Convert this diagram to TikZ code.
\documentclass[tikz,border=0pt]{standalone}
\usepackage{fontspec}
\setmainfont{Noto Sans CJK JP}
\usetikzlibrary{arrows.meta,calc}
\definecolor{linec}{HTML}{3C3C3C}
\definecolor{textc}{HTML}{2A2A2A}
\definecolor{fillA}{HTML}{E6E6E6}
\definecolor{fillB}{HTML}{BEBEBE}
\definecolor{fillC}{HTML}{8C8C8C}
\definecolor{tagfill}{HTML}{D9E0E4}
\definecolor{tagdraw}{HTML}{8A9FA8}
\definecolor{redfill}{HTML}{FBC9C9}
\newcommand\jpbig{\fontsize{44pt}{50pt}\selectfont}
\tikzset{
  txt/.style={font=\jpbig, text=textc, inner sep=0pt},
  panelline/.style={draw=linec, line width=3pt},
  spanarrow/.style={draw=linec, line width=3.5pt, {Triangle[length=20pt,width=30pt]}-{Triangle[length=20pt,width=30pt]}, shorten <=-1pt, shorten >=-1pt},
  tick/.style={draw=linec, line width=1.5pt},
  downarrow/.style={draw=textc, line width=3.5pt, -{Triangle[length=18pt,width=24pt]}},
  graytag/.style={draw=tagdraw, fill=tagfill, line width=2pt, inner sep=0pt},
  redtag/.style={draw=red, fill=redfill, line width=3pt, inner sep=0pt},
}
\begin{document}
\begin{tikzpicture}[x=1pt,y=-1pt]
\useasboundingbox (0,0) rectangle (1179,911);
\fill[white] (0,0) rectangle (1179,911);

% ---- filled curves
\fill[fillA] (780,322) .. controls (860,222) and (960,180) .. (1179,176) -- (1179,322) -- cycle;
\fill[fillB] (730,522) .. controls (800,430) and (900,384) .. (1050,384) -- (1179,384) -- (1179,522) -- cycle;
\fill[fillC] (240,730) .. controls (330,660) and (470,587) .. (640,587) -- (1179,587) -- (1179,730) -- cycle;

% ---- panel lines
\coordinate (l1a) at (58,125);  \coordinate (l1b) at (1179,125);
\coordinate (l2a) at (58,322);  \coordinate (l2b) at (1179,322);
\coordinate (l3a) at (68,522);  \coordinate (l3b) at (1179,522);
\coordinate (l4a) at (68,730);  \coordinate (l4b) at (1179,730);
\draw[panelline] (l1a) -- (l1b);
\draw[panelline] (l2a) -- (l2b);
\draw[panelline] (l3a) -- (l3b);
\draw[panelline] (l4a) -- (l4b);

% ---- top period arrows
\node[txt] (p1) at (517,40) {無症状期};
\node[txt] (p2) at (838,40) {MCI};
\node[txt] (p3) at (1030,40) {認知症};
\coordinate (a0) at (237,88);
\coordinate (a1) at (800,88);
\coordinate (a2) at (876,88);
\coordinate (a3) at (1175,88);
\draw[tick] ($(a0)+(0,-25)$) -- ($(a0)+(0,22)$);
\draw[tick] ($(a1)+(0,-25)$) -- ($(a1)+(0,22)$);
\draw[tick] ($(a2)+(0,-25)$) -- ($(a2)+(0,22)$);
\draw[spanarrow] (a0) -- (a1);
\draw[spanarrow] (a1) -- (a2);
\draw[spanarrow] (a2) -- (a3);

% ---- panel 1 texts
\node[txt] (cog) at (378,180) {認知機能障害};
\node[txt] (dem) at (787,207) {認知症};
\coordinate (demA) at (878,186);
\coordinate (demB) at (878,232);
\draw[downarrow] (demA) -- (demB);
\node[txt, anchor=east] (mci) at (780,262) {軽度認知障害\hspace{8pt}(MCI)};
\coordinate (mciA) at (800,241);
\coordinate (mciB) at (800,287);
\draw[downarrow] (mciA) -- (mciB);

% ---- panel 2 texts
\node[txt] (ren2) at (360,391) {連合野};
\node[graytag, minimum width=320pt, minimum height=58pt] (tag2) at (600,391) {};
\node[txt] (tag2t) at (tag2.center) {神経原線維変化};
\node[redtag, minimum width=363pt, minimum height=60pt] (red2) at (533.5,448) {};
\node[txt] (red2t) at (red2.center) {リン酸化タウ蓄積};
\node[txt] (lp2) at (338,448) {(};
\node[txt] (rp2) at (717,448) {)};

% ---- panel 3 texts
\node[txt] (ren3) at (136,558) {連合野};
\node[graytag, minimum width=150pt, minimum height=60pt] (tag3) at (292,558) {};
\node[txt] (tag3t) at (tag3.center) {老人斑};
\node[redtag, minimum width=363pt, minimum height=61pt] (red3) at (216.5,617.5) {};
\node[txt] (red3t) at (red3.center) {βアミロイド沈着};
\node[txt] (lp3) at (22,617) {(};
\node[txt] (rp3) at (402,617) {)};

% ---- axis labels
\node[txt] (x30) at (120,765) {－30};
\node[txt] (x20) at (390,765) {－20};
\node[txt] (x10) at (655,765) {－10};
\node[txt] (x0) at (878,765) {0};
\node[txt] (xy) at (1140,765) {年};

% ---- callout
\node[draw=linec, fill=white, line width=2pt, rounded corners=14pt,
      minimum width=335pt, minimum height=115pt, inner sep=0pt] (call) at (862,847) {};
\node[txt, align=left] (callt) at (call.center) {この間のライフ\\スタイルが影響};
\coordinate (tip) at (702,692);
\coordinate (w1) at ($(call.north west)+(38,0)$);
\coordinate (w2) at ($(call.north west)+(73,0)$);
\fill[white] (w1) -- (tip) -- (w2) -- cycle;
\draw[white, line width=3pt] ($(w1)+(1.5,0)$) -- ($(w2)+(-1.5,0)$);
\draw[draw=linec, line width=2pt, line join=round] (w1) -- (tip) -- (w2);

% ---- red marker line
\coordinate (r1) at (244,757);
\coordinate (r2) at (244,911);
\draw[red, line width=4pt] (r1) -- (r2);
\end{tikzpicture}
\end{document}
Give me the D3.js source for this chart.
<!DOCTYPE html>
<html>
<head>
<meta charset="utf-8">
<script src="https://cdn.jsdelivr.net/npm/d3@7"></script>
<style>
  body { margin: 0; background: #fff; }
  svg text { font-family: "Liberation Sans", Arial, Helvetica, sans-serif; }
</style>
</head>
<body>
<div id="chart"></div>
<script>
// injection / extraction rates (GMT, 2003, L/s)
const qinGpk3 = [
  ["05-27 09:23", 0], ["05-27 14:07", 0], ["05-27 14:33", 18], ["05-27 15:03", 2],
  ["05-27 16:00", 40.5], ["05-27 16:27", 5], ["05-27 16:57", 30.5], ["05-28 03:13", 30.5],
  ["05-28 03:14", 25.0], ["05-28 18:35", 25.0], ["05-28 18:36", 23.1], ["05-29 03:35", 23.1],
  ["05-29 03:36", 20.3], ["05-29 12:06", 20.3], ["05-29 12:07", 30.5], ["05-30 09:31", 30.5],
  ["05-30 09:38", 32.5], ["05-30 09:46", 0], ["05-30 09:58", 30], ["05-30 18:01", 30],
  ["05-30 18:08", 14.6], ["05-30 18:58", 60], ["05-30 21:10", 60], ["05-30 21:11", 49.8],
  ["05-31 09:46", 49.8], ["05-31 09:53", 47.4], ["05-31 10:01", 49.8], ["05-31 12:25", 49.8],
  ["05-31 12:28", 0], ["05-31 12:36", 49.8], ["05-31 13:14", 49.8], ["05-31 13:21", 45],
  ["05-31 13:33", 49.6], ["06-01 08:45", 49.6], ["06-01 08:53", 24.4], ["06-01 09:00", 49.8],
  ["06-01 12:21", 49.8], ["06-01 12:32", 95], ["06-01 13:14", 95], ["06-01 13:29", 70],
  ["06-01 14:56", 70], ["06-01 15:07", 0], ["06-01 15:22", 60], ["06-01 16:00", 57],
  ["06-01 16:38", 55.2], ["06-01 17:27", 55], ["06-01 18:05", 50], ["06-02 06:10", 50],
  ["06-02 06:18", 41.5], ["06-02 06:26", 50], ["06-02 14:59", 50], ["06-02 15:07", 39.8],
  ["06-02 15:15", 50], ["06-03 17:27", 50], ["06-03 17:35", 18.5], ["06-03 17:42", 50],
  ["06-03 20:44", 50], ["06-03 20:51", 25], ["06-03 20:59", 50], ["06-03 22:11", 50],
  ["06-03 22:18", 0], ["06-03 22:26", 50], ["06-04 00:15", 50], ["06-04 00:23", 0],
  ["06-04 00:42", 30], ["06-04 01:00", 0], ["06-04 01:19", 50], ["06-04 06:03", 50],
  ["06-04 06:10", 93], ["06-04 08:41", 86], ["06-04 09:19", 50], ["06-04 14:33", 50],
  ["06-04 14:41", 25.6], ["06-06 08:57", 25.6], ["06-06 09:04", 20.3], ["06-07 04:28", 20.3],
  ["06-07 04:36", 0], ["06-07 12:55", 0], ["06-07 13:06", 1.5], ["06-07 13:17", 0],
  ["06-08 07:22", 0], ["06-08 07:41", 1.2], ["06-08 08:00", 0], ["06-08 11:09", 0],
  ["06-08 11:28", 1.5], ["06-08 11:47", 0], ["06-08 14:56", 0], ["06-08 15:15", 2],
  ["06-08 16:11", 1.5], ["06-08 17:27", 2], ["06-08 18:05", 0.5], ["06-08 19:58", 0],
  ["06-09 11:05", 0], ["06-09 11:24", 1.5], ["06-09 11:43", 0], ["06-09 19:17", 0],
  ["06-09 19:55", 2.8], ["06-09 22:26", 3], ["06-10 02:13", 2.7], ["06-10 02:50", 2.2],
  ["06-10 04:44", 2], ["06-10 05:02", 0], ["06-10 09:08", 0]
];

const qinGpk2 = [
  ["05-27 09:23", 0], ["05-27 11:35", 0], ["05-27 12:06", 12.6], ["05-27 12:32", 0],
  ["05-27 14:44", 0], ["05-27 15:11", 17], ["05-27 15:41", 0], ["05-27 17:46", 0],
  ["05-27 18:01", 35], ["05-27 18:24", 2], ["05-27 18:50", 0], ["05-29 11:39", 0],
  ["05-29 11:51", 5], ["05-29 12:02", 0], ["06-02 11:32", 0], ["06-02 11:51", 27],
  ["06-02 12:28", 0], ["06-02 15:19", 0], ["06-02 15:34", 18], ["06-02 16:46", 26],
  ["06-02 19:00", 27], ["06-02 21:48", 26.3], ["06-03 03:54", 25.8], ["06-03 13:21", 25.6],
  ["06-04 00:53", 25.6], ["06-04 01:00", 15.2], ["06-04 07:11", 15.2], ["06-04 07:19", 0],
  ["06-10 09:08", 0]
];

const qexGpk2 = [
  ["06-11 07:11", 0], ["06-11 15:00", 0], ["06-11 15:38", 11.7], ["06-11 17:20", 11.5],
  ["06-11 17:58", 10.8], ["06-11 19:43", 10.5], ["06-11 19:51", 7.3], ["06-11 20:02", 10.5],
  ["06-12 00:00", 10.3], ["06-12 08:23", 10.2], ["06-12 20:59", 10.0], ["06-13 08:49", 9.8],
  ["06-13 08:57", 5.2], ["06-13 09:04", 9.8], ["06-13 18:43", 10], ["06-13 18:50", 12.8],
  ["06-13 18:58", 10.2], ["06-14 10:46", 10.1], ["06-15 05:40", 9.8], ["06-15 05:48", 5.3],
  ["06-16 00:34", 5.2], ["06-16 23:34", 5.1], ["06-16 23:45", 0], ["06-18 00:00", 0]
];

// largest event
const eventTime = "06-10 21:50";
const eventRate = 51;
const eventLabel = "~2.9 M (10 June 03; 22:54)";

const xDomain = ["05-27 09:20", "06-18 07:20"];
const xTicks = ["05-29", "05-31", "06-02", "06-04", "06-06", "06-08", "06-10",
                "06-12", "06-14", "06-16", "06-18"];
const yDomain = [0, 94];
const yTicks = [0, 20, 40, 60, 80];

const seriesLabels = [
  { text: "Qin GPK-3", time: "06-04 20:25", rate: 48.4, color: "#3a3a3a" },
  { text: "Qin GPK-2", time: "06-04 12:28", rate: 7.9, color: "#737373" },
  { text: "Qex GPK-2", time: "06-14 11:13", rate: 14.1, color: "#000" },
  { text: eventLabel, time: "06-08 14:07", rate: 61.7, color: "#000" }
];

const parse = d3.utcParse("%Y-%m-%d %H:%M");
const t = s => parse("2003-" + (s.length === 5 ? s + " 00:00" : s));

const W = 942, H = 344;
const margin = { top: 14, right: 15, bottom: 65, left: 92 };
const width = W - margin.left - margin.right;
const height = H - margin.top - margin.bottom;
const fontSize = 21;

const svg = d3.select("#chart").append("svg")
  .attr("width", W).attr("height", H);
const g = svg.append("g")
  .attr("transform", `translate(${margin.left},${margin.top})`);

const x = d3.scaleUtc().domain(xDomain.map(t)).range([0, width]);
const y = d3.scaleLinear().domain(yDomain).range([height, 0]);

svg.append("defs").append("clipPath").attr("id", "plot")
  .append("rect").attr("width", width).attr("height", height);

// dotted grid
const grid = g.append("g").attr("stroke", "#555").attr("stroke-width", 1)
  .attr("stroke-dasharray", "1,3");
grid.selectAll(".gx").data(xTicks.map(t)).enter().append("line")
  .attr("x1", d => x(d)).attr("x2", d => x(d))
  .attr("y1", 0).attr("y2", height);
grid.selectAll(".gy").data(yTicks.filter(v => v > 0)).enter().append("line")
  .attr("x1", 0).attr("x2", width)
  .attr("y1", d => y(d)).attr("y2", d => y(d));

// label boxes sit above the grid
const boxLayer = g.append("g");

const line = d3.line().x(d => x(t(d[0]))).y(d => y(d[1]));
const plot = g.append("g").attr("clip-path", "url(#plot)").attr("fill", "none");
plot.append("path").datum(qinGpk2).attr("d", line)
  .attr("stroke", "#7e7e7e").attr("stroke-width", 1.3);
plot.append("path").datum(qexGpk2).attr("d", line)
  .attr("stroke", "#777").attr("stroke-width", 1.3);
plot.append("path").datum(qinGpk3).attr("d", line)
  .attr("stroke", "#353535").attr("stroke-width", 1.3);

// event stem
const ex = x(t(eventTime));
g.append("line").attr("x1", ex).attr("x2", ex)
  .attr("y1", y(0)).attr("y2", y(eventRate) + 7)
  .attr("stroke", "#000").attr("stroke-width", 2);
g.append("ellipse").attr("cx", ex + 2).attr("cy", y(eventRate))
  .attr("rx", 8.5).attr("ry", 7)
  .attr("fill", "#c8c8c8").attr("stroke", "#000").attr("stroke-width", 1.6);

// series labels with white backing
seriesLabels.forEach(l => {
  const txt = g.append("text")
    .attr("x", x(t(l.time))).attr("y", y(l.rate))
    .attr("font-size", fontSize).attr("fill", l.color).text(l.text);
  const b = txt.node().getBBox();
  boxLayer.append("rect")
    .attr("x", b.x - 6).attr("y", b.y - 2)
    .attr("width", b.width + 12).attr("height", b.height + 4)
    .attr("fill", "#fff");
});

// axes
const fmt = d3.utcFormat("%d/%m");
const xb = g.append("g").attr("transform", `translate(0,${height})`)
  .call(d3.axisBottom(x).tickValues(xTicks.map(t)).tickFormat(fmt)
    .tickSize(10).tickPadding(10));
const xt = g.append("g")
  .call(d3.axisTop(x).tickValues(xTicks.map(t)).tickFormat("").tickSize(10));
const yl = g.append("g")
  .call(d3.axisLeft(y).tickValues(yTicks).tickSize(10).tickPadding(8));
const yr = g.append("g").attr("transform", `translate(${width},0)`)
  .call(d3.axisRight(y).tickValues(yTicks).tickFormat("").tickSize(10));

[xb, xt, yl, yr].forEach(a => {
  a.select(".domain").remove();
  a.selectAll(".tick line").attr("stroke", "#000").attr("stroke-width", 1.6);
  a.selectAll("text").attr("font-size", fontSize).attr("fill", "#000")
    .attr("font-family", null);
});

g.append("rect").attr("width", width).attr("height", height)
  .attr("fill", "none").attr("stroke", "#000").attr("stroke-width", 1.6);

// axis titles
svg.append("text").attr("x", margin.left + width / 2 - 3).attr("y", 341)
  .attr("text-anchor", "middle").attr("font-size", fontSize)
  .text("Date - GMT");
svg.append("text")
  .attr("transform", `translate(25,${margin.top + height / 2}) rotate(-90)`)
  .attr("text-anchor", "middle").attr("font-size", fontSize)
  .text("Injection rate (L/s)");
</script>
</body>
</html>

* _WHAT YOU NEED TO DO_: Quote exactly the lines running from the start of the listing above through the line where "(1179,730) -- cycle;" is found, and output no other lines.

* _WRITTEN RESPONSE_:
Convert this diagram to TikZ code.
\documentclass[tikz,border=0pt]{standalone}
\usepackage{fontspec}
\setmainfont{Noto Sans CJK JP}
\usetikzlibrary{arrows.meta,calc}
\definecolor{linec}{HTML}{3C3C3C}
\definecolor{textc}{HTML}{2A2A2A}
\definecolor{fillA}{HTML}{E6E6E6}
\definecolor{fillB}{HTML}{BEBEBE}
\definecolor{fillC}{HTML}{8C8C8C}
\definecolor{tagfill}{HTML}{D9E0E4}
\definecolor{tagdraw}{HTML}{8A9FA8}
\definecolor{redfill}{HTML}{FBC9C9}
\newcommand\jpbig{\fontsize{44pt}{50pt}\selectfont}
\tikzset{
  txt/.style={font=\jpbig, text=textc, inner sep=0pt},
  panelline/.style={draw=linec, line width=3pt},
  spanarrow/.style={draw=linec, line width=3.5pt, {Triangle[length=20pt,width=30pt]}-{Triangle[length=20pt,width=30pt]}, shorten <=-1pt, shorten >=-1pt},
  tick/.style={draw=linec, line width=1.5pt},
  downarrow/.style={draw=textc, line width=3.5pt, -{Triangle[length=18pt,width=24pt]}},
  graytag/.style={draw=tagdraw, fill=tagfill, line width=2pt, inner sep=0pt},
  redtag/.style={draw=red, fill=redfill, line width=3pt, inner sep=0pt},
}
\begin{document}
\begin{tikzpicture}[x=1pt,y=-1pt]
\useasboundingbox (0,0) rectangle (1179,911);
\fill[white] (0,0) rectangle (1179,911);

% ---- filled curves
\fill[fillA] (780,322) .. controls (860,222) and (960,180) .. (1179,176) -- (1179,322) -- cycle;
\fill[fillB] (730,522) .. controls (800,430) and (900,384) .. (1050,384) -- (1179,384) -- (1179,522) -- cycle;
\fill[fillC] (240,730) .. controls (330,660) and (470,587) .. (640,587) -- (1179,587) -- (1179,730) -- cycle;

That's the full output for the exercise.